Opinion | Susan Knopf: Equity work requires grassroots effort

Reading the Summit Daily article about administrators’ contracts cast a dark cloud over the equity work the school district says it wants to do.

Have you ever heard, “You can lead a horse to water, but you can’t make him drink?”

Equity work is a lot like that horse. You can lead the community to the work, but if you aren’t engaging the community authentically, the only place the equity work will take place is in a silo in the school. If you aren’t leading an authentic grassroots community effort, your equity work will not have real substantive impact.

You see this in the much-lauded program Seeds of Peace, which places Jewish and Palestinian teens together. The goal is to achieve peaceful coexistence through mutual understanding and respect. First, they thought the program’s long-term impact was diminished because there was no follow-up after immersion. Then they realized kids aren’t decision-makers, and they can’t shape their communities. By the time they have that power, many find they must conform to the norms of their communities out of necessity for survival.

If you want to make a real impact, a sea change, you must include families and decision-makers.

For the record, I am all for equity work. My personal work and nonprofit efforts focus on the same goals. I am the Summit Colorado Interfaith Council development chair working on creating more cross-cultural programming. One current initiative is developing a language program in which Americans meet and converse with people from other communities who want to improve their English, and Americans work to develop their language skills in another tongue.

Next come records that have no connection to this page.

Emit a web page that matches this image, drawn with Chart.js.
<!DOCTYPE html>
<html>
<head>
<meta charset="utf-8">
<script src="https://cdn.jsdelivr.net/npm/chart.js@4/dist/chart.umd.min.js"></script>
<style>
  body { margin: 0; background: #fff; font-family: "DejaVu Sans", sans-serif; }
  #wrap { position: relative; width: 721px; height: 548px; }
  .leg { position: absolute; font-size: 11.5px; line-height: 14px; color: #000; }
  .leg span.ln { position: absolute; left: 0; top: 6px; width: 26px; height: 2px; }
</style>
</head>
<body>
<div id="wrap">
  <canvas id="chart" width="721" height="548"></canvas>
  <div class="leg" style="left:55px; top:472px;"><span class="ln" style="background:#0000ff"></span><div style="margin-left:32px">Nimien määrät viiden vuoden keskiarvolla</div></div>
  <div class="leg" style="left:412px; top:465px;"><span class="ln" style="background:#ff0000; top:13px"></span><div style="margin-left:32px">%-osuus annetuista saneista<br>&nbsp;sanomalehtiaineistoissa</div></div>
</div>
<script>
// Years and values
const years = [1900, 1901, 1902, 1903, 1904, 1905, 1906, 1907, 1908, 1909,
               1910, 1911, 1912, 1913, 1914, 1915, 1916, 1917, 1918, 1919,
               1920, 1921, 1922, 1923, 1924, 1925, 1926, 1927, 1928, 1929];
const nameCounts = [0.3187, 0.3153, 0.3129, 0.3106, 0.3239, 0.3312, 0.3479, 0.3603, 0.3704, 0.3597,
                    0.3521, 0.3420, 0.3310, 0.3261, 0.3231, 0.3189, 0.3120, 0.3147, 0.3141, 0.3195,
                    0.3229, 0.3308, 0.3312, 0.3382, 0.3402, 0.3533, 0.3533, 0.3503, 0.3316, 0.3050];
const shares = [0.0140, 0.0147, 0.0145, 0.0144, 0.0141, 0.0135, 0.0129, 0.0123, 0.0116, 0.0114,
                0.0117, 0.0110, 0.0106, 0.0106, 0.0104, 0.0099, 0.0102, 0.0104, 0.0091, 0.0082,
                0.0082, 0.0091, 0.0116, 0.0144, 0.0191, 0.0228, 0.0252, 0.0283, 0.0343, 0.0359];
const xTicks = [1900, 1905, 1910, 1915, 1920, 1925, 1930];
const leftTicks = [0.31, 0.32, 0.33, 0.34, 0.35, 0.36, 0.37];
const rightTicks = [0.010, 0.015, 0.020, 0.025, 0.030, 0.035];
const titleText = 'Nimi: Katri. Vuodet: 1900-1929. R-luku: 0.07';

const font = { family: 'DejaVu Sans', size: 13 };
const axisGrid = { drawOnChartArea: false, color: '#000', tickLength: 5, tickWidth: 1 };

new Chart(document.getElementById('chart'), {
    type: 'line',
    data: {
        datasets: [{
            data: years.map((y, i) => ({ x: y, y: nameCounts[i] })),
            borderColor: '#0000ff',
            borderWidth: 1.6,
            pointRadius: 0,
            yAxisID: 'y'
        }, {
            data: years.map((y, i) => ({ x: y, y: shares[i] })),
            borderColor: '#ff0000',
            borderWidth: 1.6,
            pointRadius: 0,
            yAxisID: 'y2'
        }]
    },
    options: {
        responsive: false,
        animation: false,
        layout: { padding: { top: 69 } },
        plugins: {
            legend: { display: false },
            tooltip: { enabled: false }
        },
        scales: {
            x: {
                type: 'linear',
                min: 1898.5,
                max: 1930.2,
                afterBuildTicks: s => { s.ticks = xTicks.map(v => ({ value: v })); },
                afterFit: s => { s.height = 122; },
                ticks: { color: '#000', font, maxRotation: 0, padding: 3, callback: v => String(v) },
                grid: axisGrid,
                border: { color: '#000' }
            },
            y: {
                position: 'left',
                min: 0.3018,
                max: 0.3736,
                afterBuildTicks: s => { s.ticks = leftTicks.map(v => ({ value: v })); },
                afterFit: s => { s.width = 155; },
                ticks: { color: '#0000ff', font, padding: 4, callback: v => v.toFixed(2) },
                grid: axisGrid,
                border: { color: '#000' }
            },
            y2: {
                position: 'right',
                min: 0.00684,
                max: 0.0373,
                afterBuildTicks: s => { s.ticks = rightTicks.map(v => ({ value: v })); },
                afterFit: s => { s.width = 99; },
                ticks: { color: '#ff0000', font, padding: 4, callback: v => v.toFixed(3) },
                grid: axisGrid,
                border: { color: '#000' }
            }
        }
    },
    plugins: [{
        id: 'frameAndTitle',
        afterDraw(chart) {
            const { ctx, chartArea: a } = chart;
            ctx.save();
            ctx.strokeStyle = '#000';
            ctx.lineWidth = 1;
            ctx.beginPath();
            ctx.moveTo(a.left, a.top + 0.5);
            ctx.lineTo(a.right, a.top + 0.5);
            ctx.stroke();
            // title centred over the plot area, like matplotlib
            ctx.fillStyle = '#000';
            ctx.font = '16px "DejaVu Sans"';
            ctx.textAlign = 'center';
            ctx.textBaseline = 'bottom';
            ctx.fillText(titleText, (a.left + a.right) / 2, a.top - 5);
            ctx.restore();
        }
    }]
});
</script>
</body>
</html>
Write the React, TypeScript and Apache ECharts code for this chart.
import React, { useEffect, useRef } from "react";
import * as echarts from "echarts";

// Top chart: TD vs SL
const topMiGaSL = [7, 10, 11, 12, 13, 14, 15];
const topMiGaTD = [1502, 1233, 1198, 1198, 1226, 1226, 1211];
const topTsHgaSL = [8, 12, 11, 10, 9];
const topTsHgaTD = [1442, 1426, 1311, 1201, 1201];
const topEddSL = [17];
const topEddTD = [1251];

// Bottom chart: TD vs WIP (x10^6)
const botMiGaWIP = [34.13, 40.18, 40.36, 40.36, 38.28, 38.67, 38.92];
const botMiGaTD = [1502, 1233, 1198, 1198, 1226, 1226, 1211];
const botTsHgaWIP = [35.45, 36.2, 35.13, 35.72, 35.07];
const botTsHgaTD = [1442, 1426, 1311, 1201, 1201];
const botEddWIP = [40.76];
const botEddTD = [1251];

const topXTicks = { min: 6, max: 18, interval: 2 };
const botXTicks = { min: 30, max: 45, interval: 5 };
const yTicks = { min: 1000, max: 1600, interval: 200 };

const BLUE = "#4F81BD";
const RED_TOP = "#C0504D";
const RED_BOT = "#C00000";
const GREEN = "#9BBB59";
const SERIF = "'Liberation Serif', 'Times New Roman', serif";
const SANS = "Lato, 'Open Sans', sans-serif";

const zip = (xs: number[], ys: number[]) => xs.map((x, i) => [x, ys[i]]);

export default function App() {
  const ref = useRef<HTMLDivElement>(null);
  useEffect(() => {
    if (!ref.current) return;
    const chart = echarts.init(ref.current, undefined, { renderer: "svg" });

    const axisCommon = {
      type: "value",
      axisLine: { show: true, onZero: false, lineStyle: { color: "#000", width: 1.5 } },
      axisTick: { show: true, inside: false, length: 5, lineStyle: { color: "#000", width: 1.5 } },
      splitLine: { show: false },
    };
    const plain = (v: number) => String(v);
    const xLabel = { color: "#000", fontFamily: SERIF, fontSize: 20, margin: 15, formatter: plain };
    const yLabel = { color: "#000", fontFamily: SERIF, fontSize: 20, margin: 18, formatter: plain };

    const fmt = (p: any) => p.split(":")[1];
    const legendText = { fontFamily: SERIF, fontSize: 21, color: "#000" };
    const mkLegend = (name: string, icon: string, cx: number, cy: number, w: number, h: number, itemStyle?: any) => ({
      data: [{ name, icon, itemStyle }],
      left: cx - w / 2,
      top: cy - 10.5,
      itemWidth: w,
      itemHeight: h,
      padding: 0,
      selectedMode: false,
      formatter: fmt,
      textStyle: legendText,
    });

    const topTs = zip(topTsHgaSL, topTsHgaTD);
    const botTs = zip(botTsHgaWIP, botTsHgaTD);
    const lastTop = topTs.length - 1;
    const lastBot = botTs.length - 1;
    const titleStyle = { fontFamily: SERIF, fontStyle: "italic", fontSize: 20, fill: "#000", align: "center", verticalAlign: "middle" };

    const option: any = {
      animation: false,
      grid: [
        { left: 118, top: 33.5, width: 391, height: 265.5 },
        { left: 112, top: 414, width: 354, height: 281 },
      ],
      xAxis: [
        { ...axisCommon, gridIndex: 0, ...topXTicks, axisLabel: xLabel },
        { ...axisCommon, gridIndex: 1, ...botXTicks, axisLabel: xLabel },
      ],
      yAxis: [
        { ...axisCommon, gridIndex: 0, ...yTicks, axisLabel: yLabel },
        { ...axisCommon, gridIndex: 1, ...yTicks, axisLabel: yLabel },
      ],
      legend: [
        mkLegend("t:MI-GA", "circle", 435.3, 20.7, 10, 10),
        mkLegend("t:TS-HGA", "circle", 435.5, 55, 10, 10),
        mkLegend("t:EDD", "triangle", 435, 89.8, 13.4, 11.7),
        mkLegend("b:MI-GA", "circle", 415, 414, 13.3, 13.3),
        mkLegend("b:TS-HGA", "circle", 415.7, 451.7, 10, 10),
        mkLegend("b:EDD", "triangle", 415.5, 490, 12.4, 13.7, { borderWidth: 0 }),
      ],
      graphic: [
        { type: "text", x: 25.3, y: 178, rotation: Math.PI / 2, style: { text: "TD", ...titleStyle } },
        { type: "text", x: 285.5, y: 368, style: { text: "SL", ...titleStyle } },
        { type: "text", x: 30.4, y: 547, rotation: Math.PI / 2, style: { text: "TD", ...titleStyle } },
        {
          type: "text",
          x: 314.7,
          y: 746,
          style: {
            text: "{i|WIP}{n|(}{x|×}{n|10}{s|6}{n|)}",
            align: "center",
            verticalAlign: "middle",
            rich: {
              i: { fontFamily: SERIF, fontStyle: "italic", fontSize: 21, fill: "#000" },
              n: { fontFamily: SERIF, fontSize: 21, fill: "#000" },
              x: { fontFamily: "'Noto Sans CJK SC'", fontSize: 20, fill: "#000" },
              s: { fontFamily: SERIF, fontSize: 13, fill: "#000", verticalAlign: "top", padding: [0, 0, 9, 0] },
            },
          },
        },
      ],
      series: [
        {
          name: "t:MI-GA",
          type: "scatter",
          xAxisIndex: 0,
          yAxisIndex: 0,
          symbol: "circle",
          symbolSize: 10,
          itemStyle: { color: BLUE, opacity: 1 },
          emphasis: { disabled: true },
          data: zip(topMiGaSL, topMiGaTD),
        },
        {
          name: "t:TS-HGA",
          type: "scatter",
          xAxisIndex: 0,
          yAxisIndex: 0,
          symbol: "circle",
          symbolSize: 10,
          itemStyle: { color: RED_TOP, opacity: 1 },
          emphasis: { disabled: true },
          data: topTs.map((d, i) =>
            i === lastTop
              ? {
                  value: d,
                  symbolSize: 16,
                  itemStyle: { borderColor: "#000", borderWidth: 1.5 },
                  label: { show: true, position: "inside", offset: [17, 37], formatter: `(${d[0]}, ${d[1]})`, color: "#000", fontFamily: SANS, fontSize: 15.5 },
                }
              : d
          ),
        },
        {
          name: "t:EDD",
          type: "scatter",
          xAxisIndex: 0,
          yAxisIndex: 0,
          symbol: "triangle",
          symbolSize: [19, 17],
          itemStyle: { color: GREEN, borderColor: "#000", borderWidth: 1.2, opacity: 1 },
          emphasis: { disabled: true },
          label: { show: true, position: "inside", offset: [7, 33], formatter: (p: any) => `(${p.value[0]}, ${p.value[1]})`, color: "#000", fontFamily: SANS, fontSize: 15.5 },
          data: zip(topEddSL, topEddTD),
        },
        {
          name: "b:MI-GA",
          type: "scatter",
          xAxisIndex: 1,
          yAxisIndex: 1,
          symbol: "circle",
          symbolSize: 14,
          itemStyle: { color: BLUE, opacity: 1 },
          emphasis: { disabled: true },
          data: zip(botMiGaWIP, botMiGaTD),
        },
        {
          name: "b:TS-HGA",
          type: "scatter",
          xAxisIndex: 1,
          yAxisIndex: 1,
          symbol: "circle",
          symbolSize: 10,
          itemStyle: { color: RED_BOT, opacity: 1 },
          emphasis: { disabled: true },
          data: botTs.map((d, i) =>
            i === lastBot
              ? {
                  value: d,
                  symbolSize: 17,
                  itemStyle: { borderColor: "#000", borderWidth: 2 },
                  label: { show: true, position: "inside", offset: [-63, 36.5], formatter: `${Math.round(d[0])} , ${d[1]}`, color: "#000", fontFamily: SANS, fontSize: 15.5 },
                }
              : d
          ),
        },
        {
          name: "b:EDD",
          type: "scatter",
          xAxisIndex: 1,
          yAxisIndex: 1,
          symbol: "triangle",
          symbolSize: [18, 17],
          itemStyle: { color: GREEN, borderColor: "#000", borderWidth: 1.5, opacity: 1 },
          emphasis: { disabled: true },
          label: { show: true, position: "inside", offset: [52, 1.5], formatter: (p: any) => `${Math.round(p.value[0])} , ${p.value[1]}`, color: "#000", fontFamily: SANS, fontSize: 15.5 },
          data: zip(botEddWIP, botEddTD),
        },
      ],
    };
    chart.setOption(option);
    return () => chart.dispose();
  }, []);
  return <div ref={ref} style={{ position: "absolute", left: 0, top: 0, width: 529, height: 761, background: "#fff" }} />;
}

We also sit down together (or Zoom together this past year) and talk and eat with diverse people at the People’s Supper. The Interfaith Council also sponsors a White Ally course to help local leaders develop increased understanding and personal tools to engage our larger, more diverse community. The people who participate in these programs help to evaluate the effectiveness of the programs.

This work isn’t done in a silo. This work requires community connection and commitment.

This work is done with people of diverse communities. It’s messy. You make mistakes. You have to clean those up. You must ask for forgiveness. And you must be open to new ideas, ideas which disrupt your longstanding worldview.

Our community has expressed, in my humble opinion, unrealistic and unrealized fears that their students will be shortchanged by increased emphasis (spending) on programs focusing on those needing additional help.

I think real and imagined concerns can be addressed by authentically engaging community members.

The real measure of the effectiveness of the Summit School District’s equity efforts will be measured by those in the program. With all due respect, the district superintendent and administrators of the equity program are not the best judges of whether their program works. The community is.

If you talk to anyone who does business with the school district, they are in a silo. When you try to work around the silo, or break the walls of the silo, you get heavy-handed consequences.

I’m feeling nostalgic. Ronald Reagan said, “Mr. Gorbachev, tear down this wall!” He was talking about the Berlin Wall. We’re talking about the school district’s wall. Tear down this wall!